What you will do —
Count how many lines hold the string "matplotlib". Answer with that number and nothing more.

Data block —
####
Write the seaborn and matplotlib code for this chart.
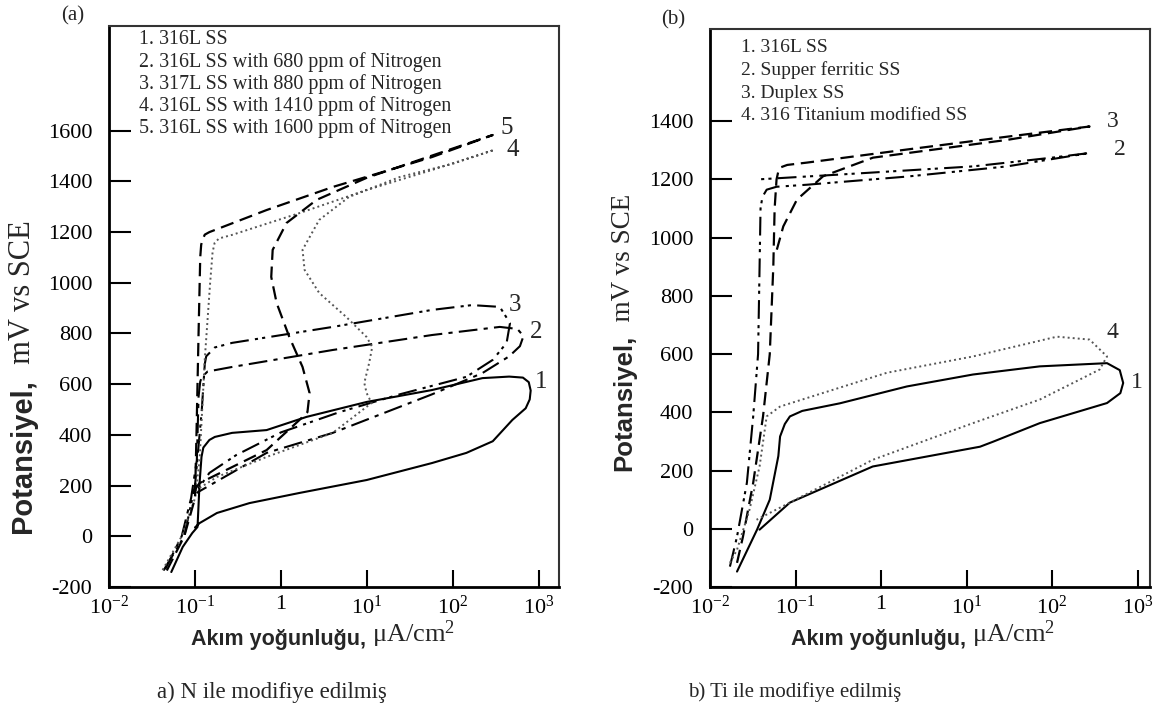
import matplotlib
matplotlib.use("Agg")
import matplotlib.pyplot as plt
from matplotlib.ticker import NullLocator, FixedLocator, FixedFormatter
import seaborn as sns

# ---------------- data (panel a: N modified) ----------------
a_legend = ["1. 316L SS",
            "2. 316L SS with 680 ppm of Nitrogen",
            "3. 317L SS with 880 ppm of Nitrogen",
            "4. 316L SS with 1410 ppm of Nitrogen",
            "5. 316L SS with 1600 ppm of Nitrogen"]

a1_x = [0.053, 0.072, 0.093, 0.107, 0.113, 0.119, 0.125, 0.147, 0.17, 0.27, 0.68, 1.98, 9.9, 57, 220, 450, 650, 760, 800, 780, 700, 490, 290, 143, 57, 9.9, 1.64, 0.43, 0.18, 0.113, 0.10]
a1_y = [-141, -42, 13, 37, 210, 313, 350, 380, 392, 408, 419, 471, 530, 577, 624, 630, 626, 608, 575, 540, 505, 459, 375, 329, 289, 222, 171, 131, 92, 52, 35]

a2_x = [0.045, 0.07, 0.09, 0.105, 0.11, 0.115, 0.12, 0.14, 0.27, 4, 57, 350, 560, 660, 600, 450, 220, 57, 4, 0.68, 0.104]
a2_y = [-130, 0, 150, 300, 550, 610, 628, 650, 668, 735, 794, 826, 818, 790, 750, 710, 644, 560, 408, 329, 171]

a3_x = [0.043, 0.075, 0.1, 0.12, 0.13, 0.135, 0.147, 0.17, 0.27, 4, 57, 166, 350, 460, 420, 290, 143, 24, 4.8, 1, 0.3, 0.147, 0.1]
a3_y = [-135, 0, 200, 500, 680, 710, 723, 745, 763, 826, 893, 912, 905, 841, 763, 696, 629, 560, 490, 410, 320, 250, 170]

a4_x = [0.042, 0.07, 0.1, 0.113, 0.13, 0.15, 0.16, 0.169, 0.19, 0.27, 1.64, 9.9, 57, 300, 100, 23.9, 6.2, 2.78, 1.78, 1.88, 2.78, 5.75, 9.9, 11.5, 10.6, 9.3, 9.9, 11.3, 4, 0.68, 0.18, 0.104]
a4_y = [-133, 0, 150, 300, 700, 1000, 1120, 1157, 1175, 1189, 1275, 1366, 1445, 1524, 1470, 1417, 1339, 1248, 1130, 1051, 960, 865, 786, 747, 684, 605, 565, 526, 408, 313, 234, 183]

a5_x = [0.047, 0.075, 0.1, 0.104, 0.11, 0.115, 0.118, 0.122, 0.13, 0.147, 0.68, 4, 23.9, 57, 290, 100, 9.9, 2.59, 1.16, 0.80, 0.77, 0.89, 1.25, 1.78, 2.15, 2.03, 1.64, 0.68, 0.27, 0.113, 0.093]
a5_y = [-135, 0, 150, 400, 800, 1100, 1150, 1169, 1190, 1200, 1287, 1378, 1457, 1496, 1583, 1530, 1414, 1327, 1236, 1130, 1023, 920, 786, 668, 565, 490, 459, 340, 273, 210, 171]

# ---------------- data (panel b: Ti modified) ----------------
b_legend = ["1. 316L SS",
            "2. Supper ferritic SS",
            "3. Duplex SS",
            "4. 316 Titanium modified SS"]

b1_x = [0.0207, 0.0355, 0.05, 0.063, 0.066, 0.075, 0.086, 0.12, 0.33, 2.01, 11.9, 72, 440, 620, 680, 630, 440, 72, 20.4, 14.4, 0.8, 0.086, 0.038]
b1_y = [-147, -3, 100, 250, 317, 360, 386, 405, 431, 489, 530, 558, 569, 545, 501, 466, 432, 363, 299, 282, 214, 90, -3]

b2_x = [0.0171, 0.0207, 0.027, 0.032, 0.0365, 0.038, 0.039, 0.041, 0.046, 0.06, 0.136, 2.01, 29.8, 275, 100, 11.9, 0.33, 0.035]
b2_y = [-130, -27, 158, 386, 600, 900, 1100, 1140, 1165, 1175, 1182, 1210, 1245, 1291, 1275, 1245, 1217, 1200]

b3_x = [0.0207, 0.0243, 0.032, 0.0417, 0.05, 0.055, 0.057, 0.06, 0.063, 0.066, 0.08, 0.136, 2.01, 29.8, 275, 29.8, 0.805, 0.21, 0.104, 0.072, 0.0605]
b3_y = [-117, -27, 158, 386, 600, 900, 1100, 1200, 1228, 1241, 1250, 1258, 1303, 1347, 1382, 1336, 1275, 1211, 1131, 1039, 959]

b4_x = [0.0171, 0.0207, 0.029, 0.038, 0.046, 0.066, 1.17, 11.9, 114, 275, 440, 360, 176, 72, 11.9, 0.8, 0.086, 0.035]
b4_y = [-117, -72, 66, 214, 386, 420, 536, 592, 660, 650, 592, 547, 501, 444, 363, 237, 90, 31]

x_ticks = [0.01, 0.1, 1, 10, 100, 1000]
x_ticklabels = ["$10^{-2}$", "$10^{-1}$", "1", "$10^{1}$", "$10^{2}$", "$10^{3}$"]
a_yticks = [-200, 0, 200, 400, 600, 800, 1000, 1200, 1400, 1600]
b_yticks = [-200, 0, 200, 400, 600, 800, 1000, 1200, 1400]

# ---------------- style ----------------
sns.set_theme(style="white")
plt.rcParams["font.family"] = ["Liberation Serif", "DejaVu Serif"]
plt.rcParams["mathtext.fontset"] = "custom"
plt.rcParams["mathtext.rm"] = "Liberation Serif"
plt.rcParams["mathtext.it"] = "Liberation Serif:italic"
plt.rcParams["mathtext.bf"] = "Liberation Serif:bold"

W, H = 1163, 716
fig = plt.figure(figsize=(W / 100, H / 100), dpi=100)
fig.patch.set_facecolor("white")


def px_axes(l, r, t, b):
    return fig.add_axes([l / W, 1 - b / H, (r - l) / W, (b - t) / H])


axA = px_axes(109, 559, 26, 587)
axB = px_axes(710, 1150, 29, 587)

STY = {
    "solid": dict(linestyle="-", lw=1.5, color="black"),
    "dashdot": dict(linestyle=(0, (9, 3, 2, 3)), lw=1.5, color="black"),
    "dashdotdot": dict(linestyle=(0, (9, 3, 1.5, 2, 1.5, 3)), lw=1.5, color="black"),
    "dotted": dict(linestyle=(0, (1, 1.6)), lw=1.4, color="#555555"),
    "dashed": dict(linestyle=(0, (6, 3)), lw=1.6, color="black"),
}

for ax in (axA, axB):
    ax.set_xscale("log")

curvesA = [(a1_x, a1_y, "solid"), (a2_x, a2_y, "dashdot"), (a3_x, a3_y, "dashdotdot"),
           (a4_x, a4_y, "dotted"), (a5_x, a5_y, "dashed")]
curvesB = [(b1_x, b1_y, "solid"), (b2_x, b2_y, "dashdotdot"), (b3_x, b3_y, "dashed"),
           (b4_x, b4_y, "dotted")]

for ax, curves in ((axA, curvesA), (axB, curvesB)):
    for xs, ys, st in curves:
        sns.lineplot(x=xs, y=ys, sort=False, estimator=None, ax=ax, **STY[st])

axA.set_xlim(0.01, 1708)
axA.set_ylim(-200, 2013)
axB.set_xlim(0.01, 1400)
axB.set_ylim(-200, 1717)

for ax, yt in ((axA, a_yticks), (axB, b_yticks)):
    ax.xaxis.set_major_locator(FixedLocator(x_ticks))
    ax.xaxis.set_major_formatter(FixedFormatter(x_ticklabels))
    ax.xaxis.set_minor_locator(NullLocator())
    ax.set_yticks(yt)
    ax.set_yticklabels([str(v) for v in yt])
    ax.tick_params(axis="y", direction="in", length=16, width=1.5, labelsize=16, pad=12,
                   left=True, colors="black")
    ax.tick_params(axis="x", direction="in", length=12, width=1.5, labelsize=16, pad=6,
                   bottom=True, colors="black")
    for s in ("left", "bottom"):
        ax.spines[s].set_linewidth(2.0)
        ax.spines[s].set_color("black")
    for s in ("top", "right"):
        ax.spines[s].set_linewidth(1.5)
        ax.spines[s].set_color("#333333")
    ax.set_xlabel("")
    ax.set_ylabel("")
    ax.grid(False)
    ax.set_facecolor("white")

# legends (text lists)
for i, t in enumerate(a_legend):
    axA.text(139 / W, 1 - (40 + 22.1 * i) / H, t, transform=fig.transFigure,
             fontsize=14.4, va="center", ha="left")
for i, t in enumerate(b_legend):
    axB.text(741 / W, 1 - (48 + 22.5 * i) / H, t, transform=fig.transFigure,
             fontsize=14, va="center", ha="left")

# curve number labels
for t, (x, y) in zip(["1", "2", "3", "4", "5"],
                     [(1060, 610), (930, 806), (519, 912), (492, 1524), (419, 1611)]):
    axA.text(x, y, t, fontsize=18, ha="center", va="center")
for t, (x, y) in zip(["1", "2", "3", "4"],
                     [(990, 502), (624, 1302), (516, 1399), (516, 674)]):
    axB.text(x, y, t, fontsize=17, ha="center", va="center")

# panel tags
fig.text(73 / W, 1 - 16 / H, "(a)", fontsize=15, ha="center", va="center")
fig.text(673 / W, 1 - 20 / H, "(b)", fontsize=15, ha="center", va="center")

# x labels (bold sans part + serif unit part)
for ax, xsplit in ((axA, 372), (axB, 972)):
    t1 = fig.text(xsplit / W, 1 - 650 / H, "Akım yoğunluğu, ", family="Liberation Sans",
                  weight="bold", fontsize=15.5, ha="right", va="bottom")
    ax.annotate("μA/cm$^2$", xy=(1, 0), xycoords=t1, fontsize=19, ha="left", va="bottom",
                annotation_clip=False)

# y labels
for ax, x, yb, s1, s2 in ((axA, 23, 533, 21, 22), (axB, 624, 471, 18.5, 19.5)):
    t1 = fig.text(x / W, 1 - yb / H, "Potansiyel,", family="Liberation Sans",
                  weight="bold", fontsize=s1, rotation=90, ha="center", va="bottom")
    ax.annotate("  mV vs SCE", xy=(0.5, 1), xycoords=t1, fontsize=s2, rotation=90,
                ha="center", va="bottom", annotation_clip=False)

# captions
fig.text(272 / W, 1 - 692 / H, "a) N ile modifiye edilmiş", fontsize=16.5, ha="center", va="center")
fig.text(795 / W, 1 - 692 / H, "b) Ti ile modifiye edilmiş", fontsize=15, ha="center", va="center")

fig.savefig("out.png", dpi=100, facecolor="white")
####
Full response —
5